Retype the entries, please, from their first line to the line containing "ax.spines[side].set_linewidth(1.6)", exactly and only those lines, minus the pictures.

** begin Extracted information **

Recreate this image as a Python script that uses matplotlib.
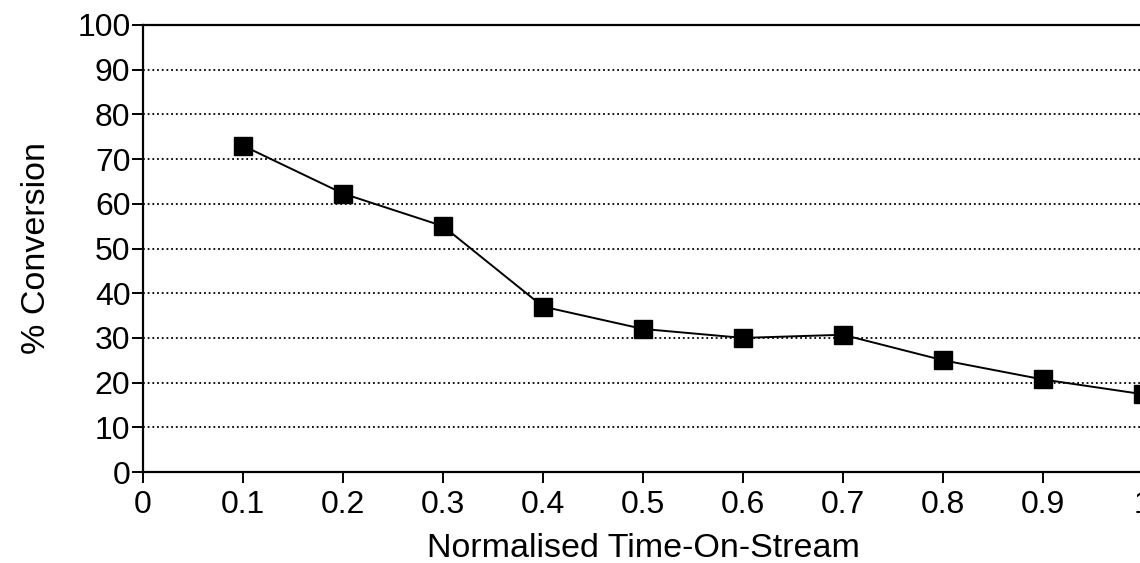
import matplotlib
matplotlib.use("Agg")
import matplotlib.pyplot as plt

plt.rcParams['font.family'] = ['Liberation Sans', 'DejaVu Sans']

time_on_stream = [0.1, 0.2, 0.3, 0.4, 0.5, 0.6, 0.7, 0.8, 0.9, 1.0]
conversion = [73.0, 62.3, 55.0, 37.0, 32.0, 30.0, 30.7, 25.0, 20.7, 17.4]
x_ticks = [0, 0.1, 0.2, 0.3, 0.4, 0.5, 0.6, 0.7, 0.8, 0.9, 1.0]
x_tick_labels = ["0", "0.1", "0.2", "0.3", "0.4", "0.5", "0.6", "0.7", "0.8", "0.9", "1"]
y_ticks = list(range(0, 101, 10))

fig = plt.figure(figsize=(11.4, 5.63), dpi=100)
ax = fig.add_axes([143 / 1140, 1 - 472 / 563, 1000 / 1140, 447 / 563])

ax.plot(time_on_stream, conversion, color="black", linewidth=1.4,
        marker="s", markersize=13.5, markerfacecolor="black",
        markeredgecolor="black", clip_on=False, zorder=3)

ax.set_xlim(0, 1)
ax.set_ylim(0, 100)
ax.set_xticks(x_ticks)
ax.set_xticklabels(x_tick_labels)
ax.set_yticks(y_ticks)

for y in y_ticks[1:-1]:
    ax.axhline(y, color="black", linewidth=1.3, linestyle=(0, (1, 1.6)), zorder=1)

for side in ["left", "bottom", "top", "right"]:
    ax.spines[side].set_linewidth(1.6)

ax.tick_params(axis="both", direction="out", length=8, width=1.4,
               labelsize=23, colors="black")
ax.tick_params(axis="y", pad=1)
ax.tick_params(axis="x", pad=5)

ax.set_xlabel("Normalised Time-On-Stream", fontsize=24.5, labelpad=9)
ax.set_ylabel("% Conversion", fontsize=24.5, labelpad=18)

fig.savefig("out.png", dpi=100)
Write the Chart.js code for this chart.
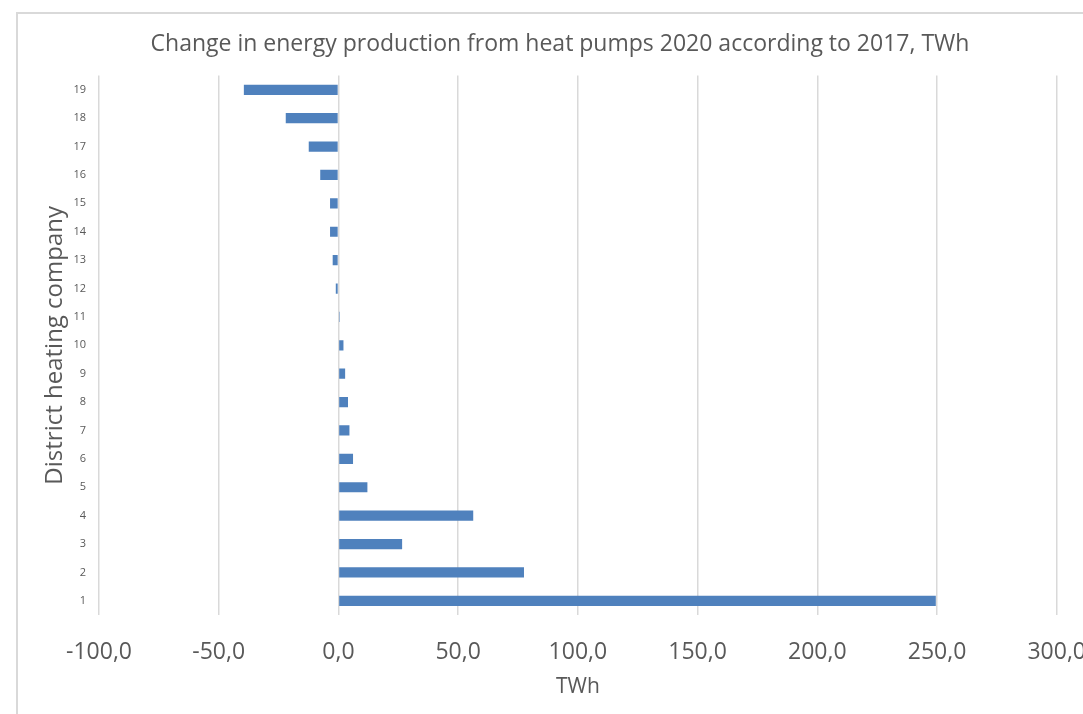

** end Extracted information **

▸ **Exercise output**
Recreate this image as a Python script that uses matplotlib.
import matplotlib
matplotlib.use("Agg")
import matplotlib.pyplot as plt

plt.rcParams['font.family'] = ['Liberation Sans', 'DejaVu Sans']

time_on_stream = [0.1, 0.2, 0.3, 0.4, 0.5, 0.6, 0.7, 0.8, 0.9, 1.0]
conversion = [73.0, 62.3, 55.0, 37.0, 32.0, 30.0, 30.7, 25.0, 20.7, 17.4]
x_ticks = [0, 0.1, 0.2, 0.3, 0.4, 0.5, 0.6, 0.7, 0.8, 0.9, 1.0]
x_tick_labels = ["0", "0.1", "0.2", "0.3", "0.4", "0.5", "0.6", "0.7", "0.8", "0.9", "1"]
y_ticks = list(range(0, 101, 10))

fig = plt.figure(figsize=(11.4, 5.63), dpi=100)
ax = fig.add_axes([143 / 1140, 1 - 472 / 563, 1000 / 1140, 447 / 563])

ax.plot(time_on_stream, conversion, color="black", linewidth=1.4,
        marker="s", markersize=13.5, markerfacecolor="black",
        markeredgecolor="black", clip_on=False, zorder=3)

ax.set_xlim(0, 1)
ax.set_ylim(0, 100)
ax.set_xticks(x_ticks)
ax.set_xticklabels(x_tick_labels)
ax.set_yticks(y_ticks)

for y in y_ticks[1:-1]:
    ax.axhline(y, color="black", linewidth=1.3, linestyle=(0, (1, 1.6)), zorder=1)

for side in ["left", "bottom", "top", "right"]:
    ax.spines[side].set_linewidth(1.6)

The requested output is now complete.